The French Parliament has definitively adopted the law on the protection of employment (“loi sur la sécurisation de l’emploi), essentially by transposing the eponymous national inter-professional collective bargaining agreement signed between French employer organisations and national trade unions on 11 January 2013. The law was passed on June 16th, 2013, after its validation by the Conseil constitutionnel (Constitutional Court).

As its name indicates, the main objective of this law is to protect jobs while introducing some flexibility for companies.

One of its key measures is the possibility for companies facing serious cyclical economic difficulties to enter into an agreement that temporarily (for a maximum period of two years) allows them to change the working hours and wages of employees, in return for a commitment not to carry out any redundancies during the term of the agreement, such commitment being secured by a penalty clause. Individual agreement by the employees is required and any employees opting out of the agreement can be dismissed, if applicable, on economic grounds.

Partial unemployment, renamed “partial activity”, has been simplified by merging the previous schemes (specific benefit, additional contractual benefit, APLD (long-term partial activity) agreement).

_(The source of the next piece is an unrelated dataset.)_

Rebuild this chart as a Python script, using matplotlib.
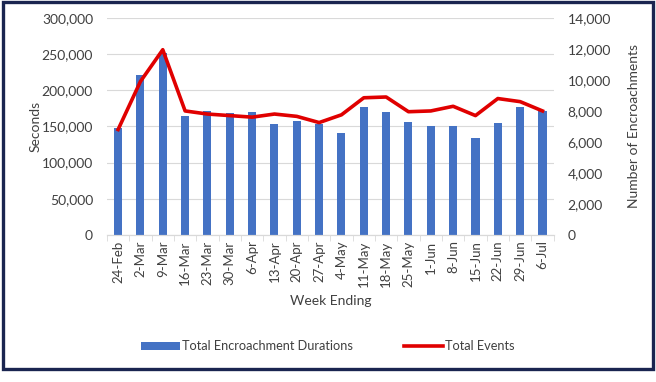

The procedure for “large redundancies” on economic grounds (at least 10 employees over a period of 30 days in companies having at least 50 employees) has also been overhauled:

  • Henceforth, the content of the redundancy plan, called plan de sauvegarde de l’emploi (PSE) and the conditions of consultation of the Works Council (WC) will be set, either pursuant to an agreement with the trade unions (“accord collectif majoritaire”), or by a document unilaterally drawn up by the employer;
  • The WC will have to hold at least two meetings at a minimum interval of 15 days on the proposed plan. It will be required to issue an opinion on the plan as well as on the contemplated reorganisation within a maximum period of two to four months depending on the scale of the downsizing. The WC can authorise the employer to propose in-placement measures even before the consultation process. The duties of the WC’s accountant are regulated;
  • The administrative authority is tasked either with validating the agreement entered into with the trade unions, or approving the unilateral document – its oversight being stepped up in this last case. Disputes in connection with the PSE and with the consultation process of the WC are now within the remit of the administrative courts and grouped at the end of the proceedings. However, the labour tribunal retains its jurisdiction to assess the validity of the economic rationale.

The law also provides for flat indemnity payments aimed at encouraging mediation via the labour tribunal. The statute of limitations for bringing claims in connection with the performance and termination of employment contracts on the one hand and for the payment of wages on the other have been respectively brought down to two and three years.

The law introduces quite a few additional new measures, which significantly modify employment law: creation of a period of voluntary secure mobility, creation of a personal job training account (transferrable), new negotiation or consultation topics (for example, on the company’s strategic orientations), limitation in time of the WC consultation process, creation of an economic and social database accessible to staff representatives, requirement to seek out a buyer before closing a site, maximum leave to find employment (congé de reclassement) of 12 months, overhaul of the rules on part-time work, etc.